The long-short-long structure is known as a cretic, so the basic metrical unit of the iambic trimeter may be said to be the following: anceps-cretic. The trimeter simply repeats this structure three times, with the resulting shape as follows:

x - u - x - u - x - u -

Note that, as always, the final syllable can observe the phenomenon of brevis in longo, so it may actually be short or long.

An example of the structure:

πέραν γε πόντου καὶ τόπων Ἀτλαντικῶν
u - u - - - u - - - u -
(Euripides, Hippolytus 1053)

Caesura and Bridge

A caesura is usually found after the fifth or seventh element of the line, or, in other words, after the second anceps or the brevis of the second cretic. In the example above, it is found after the fifth element, as so (with || representing the caesura):

u - u - - || - u - u - u -

Finally, Porson's Law is observed, which means here that if the first or third anceps is long, there cannot be a word-break after that anceps. The second anceps is free from this constraint, because a word-break at that point would be a main caesura.

Resolution and Substitution

The trimeter also observes the phenomena of resolution and substitution, allowing a greater variety of possibilities. In tragedy, resolution is fairly uncommon, and substitution occurs almost exclusively to accommodate personal names that otherwise could not fit the meter. In comedy, which is closer to casual speech, resolution and substitution are fairly common.

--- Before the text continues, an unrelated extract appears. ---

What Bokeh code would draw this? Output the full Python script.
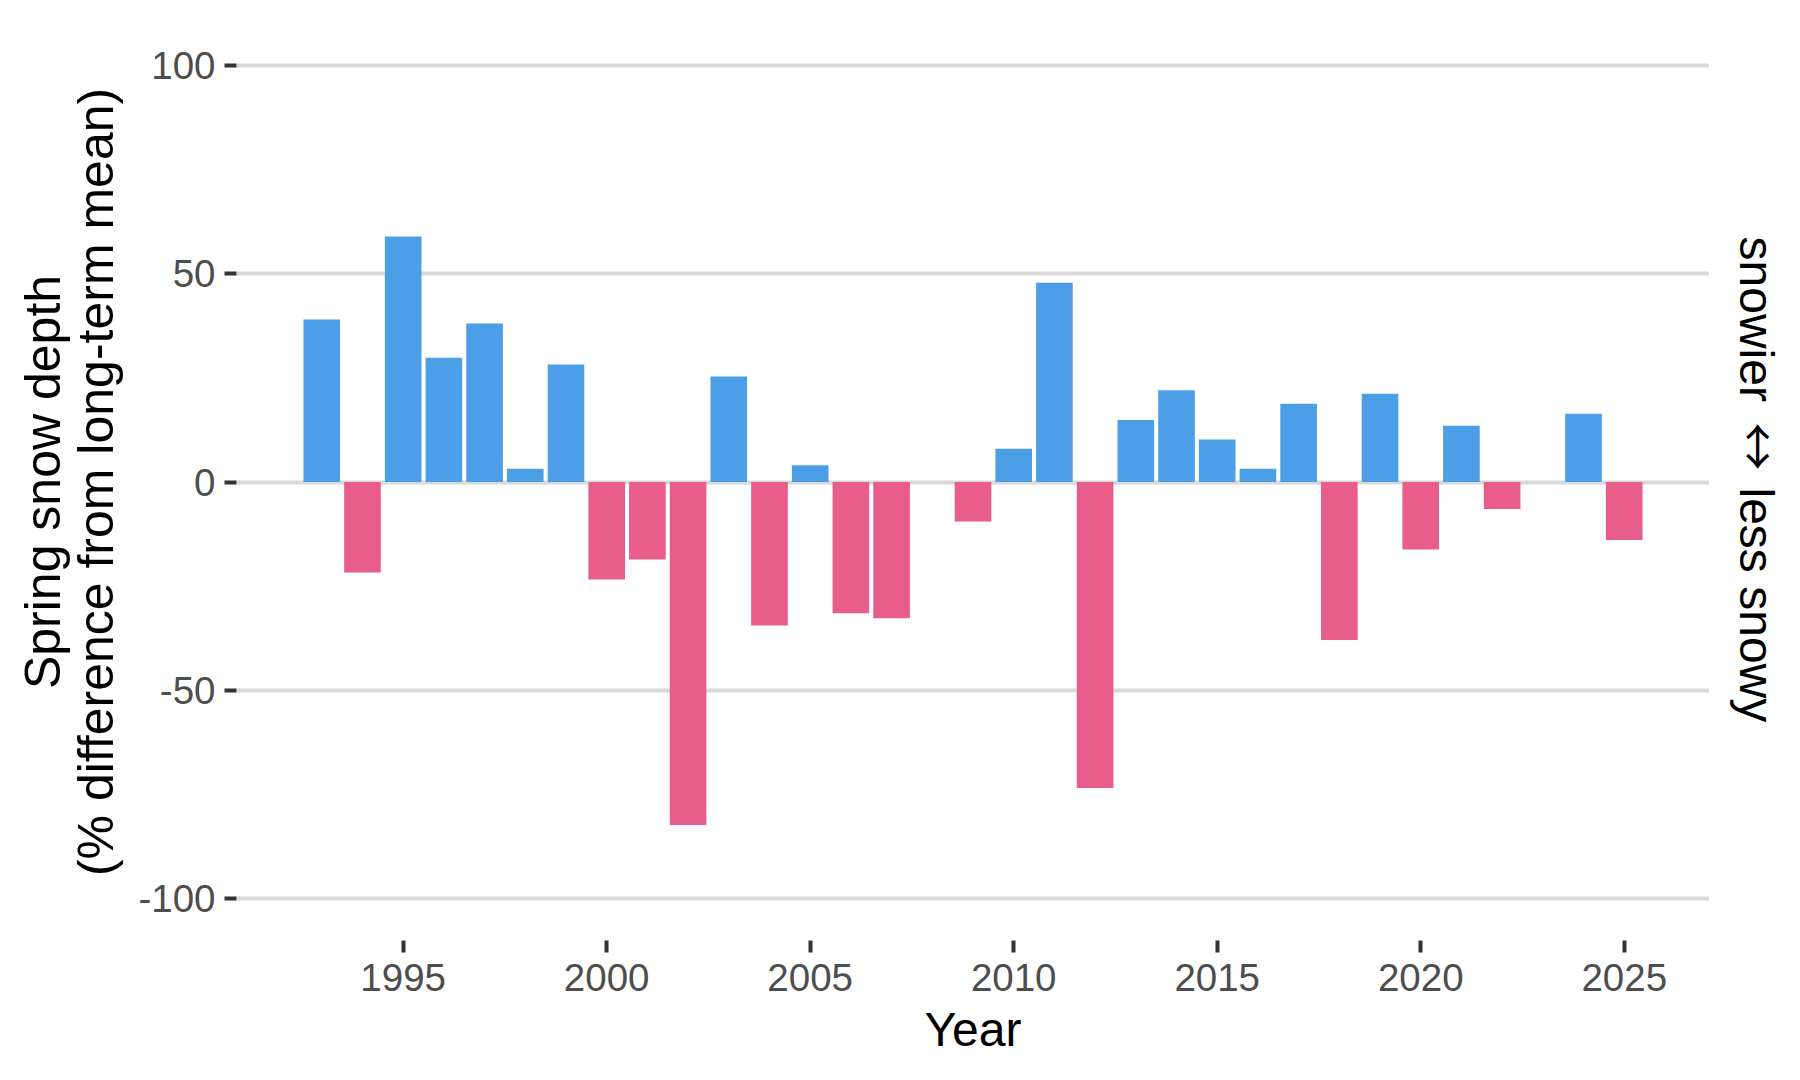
import math

from bokeh.plotting import figure
from bokeh.layouts import row
from bokeh.models import ColumnDataSource, Range1d, FixedTicker
from bokeh.core.properties import value
from bokeh.embed import file_html
from bokeh.resources import INLINE

# Spring snow depth anomaly per year (% difference from long-term mean)
years = [1993, 1994, 1995, 1996, 1997, 1998, 1999, 2000, 2001, 2002, 2003,
         2004, 2005, 2006, 2007, 2009, 2010, 2011, 2012, 2013, 2014, 2015,
         2016, 2017, 2018, 2019, 2020, 2021, 2022, 2024, 2025]
anomaly = [39.0, -21.7, 58.9, 29.8, 38.0, 3.2, 28.2, -23.4, -18.6, -82.3, 25.3,
           -34.4, 4.0, -31.5, -32.7, -9.5, 8.0, 47.8, -73.4, 14.9, 22.0, 10.2,
           3.2, 18.8, -37.9, 21.2, -16.2, 13.5, -6.5, 16.4, -13.9]

y_ticks = [-100, -50, 0, 50, 100]
y_tick_labels = ["-100", "-50", "0", "50", "100"]
x_ticks = [1995, 2000, 2005, 2010, 2015, 2020, 2025]

SNOWIER = "#4C9EE6"
LESS_SNOWY = "#E85D8A"
FONT = "Liberation Sans"

colors = [SNOWIER if v >= 0 else LESS_SNOWY for v in anomaly]
src = ColumnDataSource(dict(year=years, value=anomaly, color=colors))

p = figure(width=1709, height=1080, output_backend="svg", toolbar_location=None,
           x_range=Range1d(1990.905, 2027.095), y_range=Range1d(-110, 110),
           min_border_left=236, min_border_right=0, min_border_top=23,
           min_border_bottom=140)
p.outline_line_color = None
p.background_fill_color = "white"
p.border_fill_color = "white"

p.vbar(x="year", top="value", bottom=0, width=0.9, color="color",
       line_color=None, source=src)

# grid: horizontal major lines only
p.xgrid.grid_line_color = None
p.ygrid.grid_line_color = "#D9D9D9"
p.ygrid.grid_line_width = 4
p.ygrid.ticker = FixedTicker(ticks=y_ticks)

# y axis
ya = p.yaxis[0]
ya.ticker = FixedTicker(ticks=y_ticks)
ya.major_label_overrides = {t: s for t, s in zip(y_ticks, y_tick_labels)}
ya.axis_line_color = None
ya.major_tick_line_color = "#333333"
ya.major_tick_line_width = 4
ya.major_tick_out = 12
ya.major_tick_in = 0
ya.minor_tick_line_color = None
ya.major_label_standoff = 9
ya.major_label_text_font = FONT
ya.major_label_text_font_size = "38.5px"
ya.major_label_text_color = "#4D4D4D"
ya.axis_label = "Spring snow depth\n(% difference from long-term mean)"
ya.axis_label_text_font = FONT
ya.axis_label_text_font_size = "50px"
ya.axis_label_text_font_style = "normal"
ya.axis_label_text_color = "black"
ya.axis_label_text_line_height = 0.96
ya.axis_label_standoff = 11

# x axis
xa = p.xaxis[0]
xa.ticker = FixedTicker(ticks=x_ticks)
xa.axis_line_color = None
xa.major_tick_line_color = "#333333"
xa.major_tick_line_width = 4
xa.major_tick_out = 12
xa.major_tick_in = 0
xa.minor_tick_line_color = None
xa.major_label_standoff = 11
xa.major_label_text_font = FONT
xa.major_label_text_font_size = "38.5px"
xa.major_label_text_color = "#4D4D4D"
xa.axis_label = "Year"
xa.axis_label_text_font = FONT
xa.axis_label_text_font_size = "48px"
xa.axis_label_text_font_style = "normal"
xa.axis_label_text_color = "black"
xa.axis_label_standoff = 9

# right-hand caption strip, read top to bottom; its frame lines up with the
# chart's frame, and its ranges are in page pixels
cap = figure(width=91, height=1080, output_backend="svg", toolbar_location=None,
             x_range=Range1d(0, 91), y_range=Range1d(940, 23),
             x_axis_type=None, y_axis_type=None, min_border=0)
cap.outline_line_color = None
cap.grid.visible = False
cap.background_fill_color = "white"
cap.border_fill_color = "white"

cap_words = ["snowier", "less snowy"]
cap_word_x = [47, 47]
cap_word_y = [236, 487]
cap.text(x=cap_word_x, y=cap_word_y, text=cap_words, angle=-math.pi / 2,
         text_align="left", text_baseline="alphabetic",
         text_font=value(FONT), text_font_size="48px", text_color="black")
cap.text(x=[51], y=[446], text=["\u2194"], angle=-math.pi / 2,
         text_align="center", text_baseline="middle",
         text_font=value("Noto Sans CJK SC"), text_font_size="48px",
         text_color="black")

layout = row(p, cap, spacing=0)
open("out.html", "w").write(file_html(layout, INLINE))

In both tragedy and comedy, though, the third metron is usually left alone; resolution and substitution in the final metron of the line is rare. Also, in tragedy, resolution and substitution are virtually never consecutive, and two instances of either in the same line is extremely rare. Finally, as usual, when resolution or substitution occurs, the two shorts standing in place of a long, an anceps, or one short are almost always within the same word-unit.

Accentual-syllabic iambic trimeter

In English similar accentual-syllabic metrical systems, a line of iambic trimeter consists of three iambic feet. The resulting six-syllable line is very short, and few poems are written entirely in this meter.

The 1948 poem "My Papa's Waltz" by Theodore Roethke uses the trimeter:

...We romped until the pans
Slid from the kitchen shelf;
My mother's countenance
Could not unfrown itself.

William Blake's "Song ('I Love the Jocund Dance')" (1783) uses a loose iambic trimeter that sometimes incorporates additional weak syllables:

I love the jocund dance,
The softly breathing song,
Where innocent eyes do glance,
And where lisps the maiden's tongue.
I love the laughing gale,
I love the echoing hill,
Where mirth does never fail,
And the jolly swain laughs his fill.

As a component of common meter

The English iambic trimeter is much more frequently encountered as one-half of the common meter, which consists of alternating iambic tetrameter and trimeter lines:

O God Our help in ages past
Our hope in years to come
our shelter from the stormy blast
And our eternal home
Issac Watts, a paraphrase of Psalm 90," Our God, Our Help in Ages Past,
If you were coming in the fall
I'd brush the summer by
With half a smile and half a spurn,
As housewives do a fly.
Emily Dickinson, "If You Were Coming in the Fall"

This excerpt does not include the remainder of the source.